Outro alvo tanto de preocupação quanto de questionamentos judiciais é o Facebook. A plataforma começou a adotar o reconhecimento facial no ano passado. Diferentemente da ferramenta de marcação de pessoas em fotos, o novo recurso passou a identificar o usuário em qualquer imagem e a alertá-lo quando uma foto sua for publicada ou compartilhada.
Contudo, a iniciativa foi questionada tanto publicamente quanto na Justiça em diferentes locais. A organização de promoção da privacidade estadunidense EPIC apresentou em abril uma reclamação junto ao órgão de concorrência dos EUA (FTC, na sigla em inglês). Segundo a entidade, "o escaneamento de imagens faciais sem consentimento afirmativo e expresso é ilegal e deve ser proibido". O Facebook também é objeto de outro processo, ajuizado por cidadãos do estado de Illinois, que pode resultar em multas de bilhões de dólares.
A ferramenta do Facebook passou a ser questionada também na Europa, que ganhou uma nova legislação de proteção de dados em maio deste ano. A Regulação Geral (GDPR, na sigla em inglês) coloca como requisito para a coleta de um dado o consentimento, que deve ser obtido de formas específicas não respeitadas pelo sistema da plataforma.
Discriminação digital
Outra preocupação com os sistemas de reconhecimento e detecção facial envolve as falhas na identificação de pessoas, especialmente na precisão diferente para distintos grupos étnicos e raciais.
Em fevereiro deste ano, dois pesquisadores do MIT (Instituto de Tecnologia de Massachussets) e da Universidade de Stanford, Joy Buolamwini e Timnit Gebru, testaram sistemas e constaram que as margens de erro são bastante diferentes de acordo com a cor da pele da pessoa: 0,8% no caso de homens brancos e de 20% a 34% no caso de mulheres negras.

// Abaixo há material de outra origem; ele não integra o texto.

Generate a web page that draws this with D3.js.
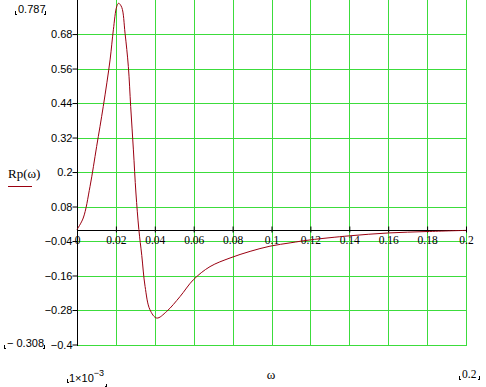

Os pesquisadores também identificaram que as bases de dados utilizadas para "treinar" determinados sistemas são majoritariamente de cor branca e de homens. O artigo coloca a preocupação de como essas tecnologias são construídas e de que maneira esses vieses podem ter impactos problemáticos, como na identificação de suspeitos de crimes.